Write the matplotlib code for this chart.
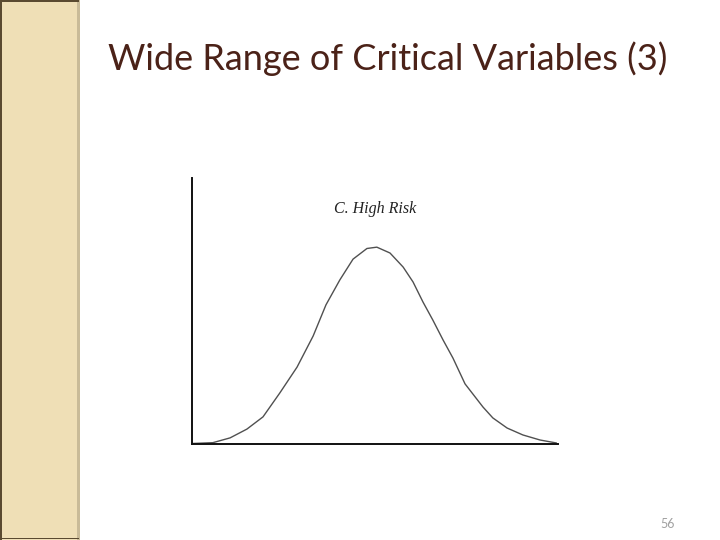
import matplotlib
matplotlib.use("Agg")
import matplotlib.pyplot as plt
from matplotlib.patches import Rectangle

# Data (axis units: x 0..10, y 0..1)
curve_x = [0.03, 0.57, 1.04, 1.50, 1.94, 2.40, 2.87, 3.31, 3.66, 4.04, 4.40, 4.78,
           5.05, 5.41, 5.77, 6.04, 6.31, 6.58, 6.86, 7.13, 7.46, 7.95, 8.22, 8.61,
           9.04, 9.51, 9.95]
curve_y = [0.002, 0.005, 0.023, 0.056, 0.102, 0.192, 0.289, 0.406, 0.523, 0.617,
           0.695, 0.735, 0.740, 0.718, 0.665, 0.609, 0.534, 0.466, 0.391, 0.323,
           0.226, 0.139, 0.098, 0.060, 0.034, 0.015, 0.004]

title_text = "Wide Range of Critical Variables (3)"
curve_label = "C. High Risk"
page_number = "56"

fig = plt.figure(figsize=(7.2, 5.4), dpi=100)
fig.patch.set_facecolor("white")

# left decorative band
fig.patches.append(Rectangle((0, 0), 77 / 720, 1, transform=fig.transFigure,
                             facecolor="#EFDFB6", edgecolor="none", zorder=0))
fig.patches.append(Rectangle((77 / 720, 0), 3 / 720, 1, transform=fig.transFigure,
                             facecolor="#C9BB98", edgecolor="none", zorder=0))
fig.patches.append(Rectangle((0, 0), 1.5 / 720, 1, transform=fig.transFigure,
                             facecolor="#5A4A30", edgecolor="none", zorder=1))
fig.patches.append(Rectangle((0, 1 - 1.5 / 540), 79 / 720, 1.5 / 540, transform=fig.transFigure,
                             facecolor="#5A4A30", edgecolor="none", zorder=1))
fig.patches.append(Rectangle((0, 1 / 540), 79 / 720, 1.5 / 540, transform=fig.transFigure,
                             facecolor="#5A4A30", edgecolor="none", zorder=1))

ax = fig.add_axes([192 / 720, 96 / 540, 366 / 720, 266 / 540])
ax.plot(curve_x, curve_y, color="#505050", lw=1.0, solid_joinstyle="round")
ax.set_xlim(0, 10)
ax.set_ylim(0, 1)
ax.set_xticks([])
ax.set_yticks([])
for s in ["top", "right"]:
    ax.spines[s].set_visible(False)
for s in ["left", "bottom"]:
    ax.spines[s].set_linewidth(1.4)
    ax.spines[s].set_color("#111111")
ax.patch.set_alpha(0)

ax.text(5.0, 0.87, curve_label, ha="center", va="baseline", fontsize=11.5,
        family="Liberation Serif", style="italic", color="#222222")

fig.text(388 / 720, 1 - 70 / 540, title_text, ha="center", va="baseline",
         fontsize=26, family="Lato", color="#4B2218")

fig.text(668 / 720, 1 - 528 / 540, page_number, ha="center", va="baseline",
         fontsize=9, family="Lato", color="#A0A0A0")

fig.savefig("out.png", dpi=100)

# # # #

Identify every line holding the word "matplotlib" and copy it out.

Write the matplotlib code for this chart.
import matplotlib
matplotlib.use("Agg")
import matplotlib.pyplot as plt
from matplotlib.patches import Rectangle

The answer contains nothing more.